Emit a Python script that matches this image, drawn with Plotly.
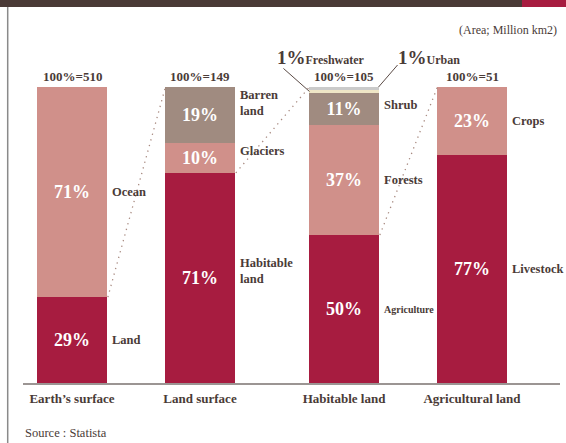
import plotly.graph_objects as go

# ---- data -------------------------------------------------------------
groups = ["Earth’s surface", "Land surface", "Habitable land", "Agricultural land"]
totals = [510, 149, 105, 51]

earth_labels = ["Land", "Ocean"]
earth_values = [29, 71]

land_labels = ["Habitable<br>land", "Glaciers", "Barren<br>land"]
land_values = [71, 10, 19]

habitable_labels = ["Agriculture", "Forests", "Shrub", "Urban", "Freshwater"]
habitable_values = [50, 37, 11, 1, 1]

agri_labels = ["Livestock", "Crops"]
agri_values = [77, 23]

# ---- styling ----------------------------------------------------------
SERIF = "Liberation Serif"
TEXT = "#4a3b37"
RED = "#a71c40"
PINK = "#d0908a"
TAUPE = "#a08b80"
GREY = "#cacaca"
CREAM = "#efe6c6"

earth_colors = [RED, PINK]
land_colors = [RED, PINK, TAUPE]
habitable_colors = [RED, PINK, TAUPE, CREAM, GREY]
agri_colors = [RED, PINK]

SLOTS = [0, 1, 2.125, 3.125]   # horizontal slot of each column
BAR_W = 0.54

stacks = [
    (earth_labels, earth_values, earth_colors),
    (land_labels, land_values, land_colors),
    (habitable_labels, habitable_values, habitable_colors),
    (agri_labels, agri_values, agri_colors),
]

label_shift = {"Barren<br>land": 12, "Glaciers": 7, "Habitable<br>land": 7, "Shrub": 4}
small_labels = {"Agriculture"}
outside_labels = {"Urban", "Freshwater"}

# page geometry (pixels); the 100% level sits at y=87 px, the baseline at 383 px
L, R, T, B, W, H = 23, 6, 40, 60, 566, 443
PW, PH = W - L - R, H - T - B
TOP_100 = 87
X_UNIT = 128.0
Y_UNIT = (H - B - TOP_100) / 100.0
Y_MAX = PH / Y_UNIT

fig = go.Figure()
annotations = []

for slot, (labels, values, colors) in zip(SLOTS, stacks):
    base = 0
    for lab, val, col in zip(labels, values, colors):
        fig.add_bar(
            x=[slot], y=[val], width=BAR_W,
            marker=dict(color=col, line=dict(width=0)),
            text=[f"{val}%" if val >= 5 else ""],
            textposition="inside", insidetextanchor="middle",
            textfont=dict(family=SERIF, size=18, color="white", weight="bold"),
            hoverinfo="skip", showlegend=False,
        )
        if lab not in outside_labels:
            annotations.append(dict(
                x=slot + BAR_W / 2, y=base + val / 2, xref="x", yref="y",
                text=lab, showarrow=False, xanchor="left", yanchor="middle",
                align="left", xshift=3, yshift=label_shift.get(lab, 0),
                font=dict(family=SERIF, size=10 if lab in small_labels else 12.5,
                          color=TEXT, weight="bold"),
            ))
        base += val

# column totals
for slot, tot in zip(SLOTS, totals):
    annotations.append(dict(
        x=slot, y=100, xref="x", yref="y", text=f"100%={tot}",
        showarrow=False, yanchor="middle", yshift=11,
        font=dict(family=SERIF, size=13, color=TEXT, weight="bold"),
    ))

# the two 1% slices at the top of the habitable-land column
h_slot = SLOTS[2]
h_left = h_slot - BAR_W / 2
h_right = h_slot + BAR_W / 2
urban_mid = sum(habitable_values[:3]) + habitable_values[3] / 2

annotations.append(dict(
    x=h_left, y=100, xref="x", yref="y",
    text=f"<span style='font-size:19px'>{habitable_values[4]}%</span>{habitable_labels[4]}",
    showarrow=False, xanchor="left", yanchor="middle", xshift=-34, yshift=30,
    font=dict(family=SERIF, size=12, color=TEXT, weight="bold"),
))
annotations.append(dict(
    x=h_right, y=100, xref="x", yref="y",
    text=f"<span style='font-size:19px'>{habitable_values[3]}%</span>{habitable_labels[3]}",
    showarrow=False, xanchor="left", yanchor="middle", xshift=17, yshift=30,
    font=dict(family=SERIF, size=12, color=TEXT, weight="bold"),
))

shapes = []
# leader lines for the 1% slices
shapes.append(dict(type="line", xref="x", yref="y",
                   x0=h_left, y0=urban_mid,
                   x1=h_left - 26 / X_UNIT, y1=urban_mid + 23 / Y_UNIT,
                   line=dict(color="#5a4a45", width=1), layer="above"))
shapes.append(dict(type="line", xref="x", yref="y",
                   x0=h_right, y0=100,
                   x1=h_right + 19 / X_UNIT, y1=100 + 22 / Y_UNIT,
                   line=dict(color="#5a4a45", width=1), layer="above"))

# dotted connectors: the bottom slice of one column opens into the next column
for i in range(len(stacks) - 1):
    shapes.append(dict(
        type="line", xref="x", yref="y",
        x0=SLOTS[i] + BAR_W / 2 + 0.01, y0=stacks[i][1][0],
        x1=SLOTS[i + 1] - BAR_W / 2, y1=100,
        line=dict(color="#a88a80", width=1.3, dash="1.3px,4.5px"),
    ))


def px(xp):
    return (xp - L) / PW


def py(yp):
    return (H - B - yp) / PH


# page frame: header band, accent block and left rule
shapes += [
    dict(type="rect", xref="paper", yref="paper", x0=px(0), x1=px(W), y0=py(7), y1=py(0),
         fillcolor="#4a3a36", line=dict(width=0), layer="above"),
    dict(type="rect", xref="paper", yref="paper", x0=px(522), x1=px(W), y0=py(7), y1=py(0),
         fillcolor=RED, line=dict(width=0), layer="above"),
    dict(type="line", xref="paper", yref="paper", x0=px(7.7), x1=px(7.7), y0=py(7), y1=py(H),
         line=dict(color="#8a8a8a", width=1.5)),
]

annotations += [
    dict(xref="paper", yref="paper", x=px(559), y=py(30), text="(Area; Million km2)",
         showarrow=False, xanchor="right", yanchor="middle",
         font=dict(family=SERIF, size=12, color=TEXT)),
    dict(xref="paper", yref="paper", x=px(23), y=py(433), text="Source : Statista",
         showarrow=False, xanchor="left", yanchor="middle",
         font=dict(family=SERIF, size=12.5, color=TEXT)),
]

fig.update_layout(
    width=W, height=H,
    margin=dict(l=L, r=R, t=T, b=B),
    barmode="stack",
    plot_bgcolor="white", paper_bgcolor="white",
    xaxis=dict(range=[-49 / X_UNIT, (560 - 72) / X_UNIT], tickvals=SLOTS, ticktext=groups,
               showline=True, linecolor="#9b9593", linewidth=1.5,
               ticks="outside", ticklen=3, tickcolor="rgba(0,0,0,0)",
               tickfont=dict(family=SERIF, size=13, color=TEXT, weight="bold"),
               showgrid=False, zeroline=False, fixedrange=True),
    yaxis=dict(range=[0, Y_MAX], visible=False, fixedrange=True),
    annotations=annotations,
    shapes=shapes,
    uniformtext=dict(minsize=8),
)

fig.write_html("out.html")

──────

=== GIVEN REQUEST ===
Repeat the lines of the listing above verbatim, beginning at its first line and ending at the line containing "annotations = []", which is included. Omit pictures.

=== SOLUTION TO THIS EXERCISE ===
Emit a Python script that matches this image, drawn with Plotly.
import plotly.graph_objects as go

# ---- data -------------------------------------------------------------
groups = ["Earth’s surface", "Land surface", "Habitable land", "Agricultural land"]
totals = [510, 149, 105, 51]

earth_labels = ["Land", "Ocean"]
earth_values = [29, 71]

land_labels = ["Habitable<br>land", "Glaciers", "Barren<br>land"]
land_values = [71, 10, 19]

habitable_labels = ["Agriculture", "Forests", "Shrub", "Urban", "Freshwater"]
habitable_values = [50, 37, 11, 1, 1]

agri_labels = ["Livestock", "Crops"]
agri_values = [77, 23]

# ---- styling ----------------------------------------------------------
SERIF = "Liberation Serif"
TEXT = "#4a3b37"
RED = "#a71c40"
PINK = "#d0908a"
TAUPE = "#a08b80"
GREY = "#cacaca"
CREAM = "#efe6c6"

earth_colors = [RED, PINK]
land_colors = [RED, PINK, TAUPE]
habitable_colors = [RED, PINK, TAUPE, CREAM, GREY]
agri_colors = [RED, PINK]

SLOTS = [0, 1, 2.125, 3.125]   # horizontal slot of each column
BAR_W = 0.54

stacks = [
    (earth_labels, earth_values, earth_colors),
    (land_labels, land_values, land_colors),
    (habitable_labels, habitable_values, habitable_colors),
    (agri_labels, agri_values, agri_colors),
]

label_shift = {"Barren<br>land": 12, "Glaciers": 7, "Habitable<br>land": 7, "Shrub": 4}
small_labels = {"Agriculture"}
outside_labels = {"Urban", "Freshwater"}

# page geometry (pixels); the 100% level sits at y=87 px, the baseline at 383 px
L, R, T, B, W, H = 23, 6, 40, 60, 566, 443
PW, PH = W - L - R, H - T - B
TOP_100 = 87
X_UNIT = 128.0
Y_UNIT = (H - B - TOP_100) / 100.0
Y_MAX = PH / Y_UNIT

fig = go.Figure()
annotations = []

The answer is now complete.